2. Não podemos viver sem a Trindade
Agora, como sempre, algumas reflexões sobre aquilo que os Padres
podem oferecer-nos, neste campo, para uma renovação da nossa fé. Sabemos
que a teologia ocidental sempre teve de se defender contra o risco do
triteísmo do qual, temos visto, deve defender-se o Nazianzeno; o risco
de enfatizar a unidade da natureza divina, em detrimento da distinção
das pessoas.
Sobre este terreno foi possível se desenvolver a visão deística de
Descartes e dos Iluministas que prescinde totalmente da Trindade para
concentrar-se unicamente em Deus, concebido como Ser supremo ou como “a
divindade”. Kant chegou com isso à famosa conclusão de que "da doutrina
Trinitária, tomada literalmente, não é possível tirar nada de prático”
(E. Kant, Il conflitto delle facoltà, A 50 (WW, ed. W. Weischedel, VI, p.303). Ela, em outras palavras, seria irrelevante para a vida dos homens e da Igreja.
Isto foi sem dúvida um dos fatores que aplainou o caminho do ateísmo
moderno. Se tivesse permanecido viva na teologia a idéia do Deus Uno e
Trino, antes de falar de um vago “Ser supremo”, não teria sido muito
fácil para Feurbach fazer triunfar a sua tese de que Deus é uma projeção
que o homem faz de si mesmo e da própria essência. Que necessidade
teria então o homem de dividir-se em três: em Pai, Filho e Espírito
Santo? E em que sentido a Trindade pode ser a projeção e a sublimação
que o espírito humano faz de si mesmo? É o vago deísmo que foi demolido
por Feuerbach, não a fé no Deus uno e trino.

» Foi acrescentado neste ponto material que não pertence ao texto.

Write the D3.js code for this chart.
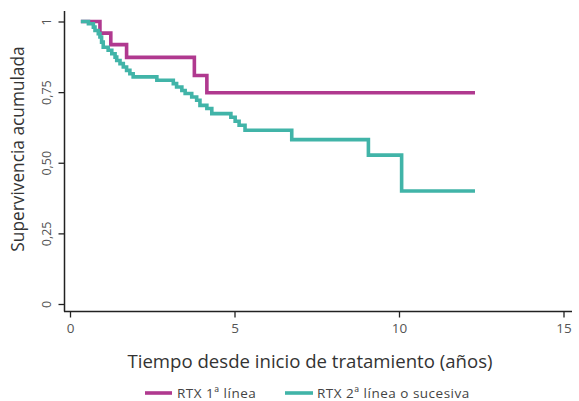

Mas se a visão latina da Trindade, por um lado, abre brecha para este
desvio deístico, por outro lado contém o remédio mais eficaz contra
ele. Nunca seremos o suficientemente gratos a Agostinho por ter feito o
seu discurso da Trindade sobre a palavra de João: "Deus é amor" (1 Jo
4,10). Deus é amor: por isso, conclui Agostinho, ele é Trindade! "O amor
supõe um que ama, o que é amado e o mesmo amor”( Agostino, De
Trinitate, VIII, 10, 14). O Pai é, na Trindade, aquele que ama, a fonte e
o princípio de tudo; o filho é aquele que é amado; o Espírito Santo é o
amor com o qual se amam.
Todo amor é amor de alguém ou de algo, como todo conhecimento,
explicou Husserl, é conhecimento de algo. Não existe um amor “vazio”,
sem objeto. Ora, quem ama a Deus, para ser definido amor? O Homem? Mas
então é amor só de apenas algumas centenas de milhões de anos. O
universo? Mas então é amor somente de algumas poucas dezenas de bilhões
de anos. E antes quem amava a Deus para ser amor? Os pensadores gregos
e, em geral, as filosofias religiosas de todos os tempos, concebendo a
Deus principalmente como um "pensamento", podiam responder: Deus pensava
a si mesmo; era “pensamento puro”, “pensamento de pensamento”. Mas isto
não é possível, no momento em que se diz que Deus é antes de mais nada
amor, porque o “puro amor de si mesmo” seria então puro egoísmo, que não
é exaltação máxima do amor, mas a sua total negação.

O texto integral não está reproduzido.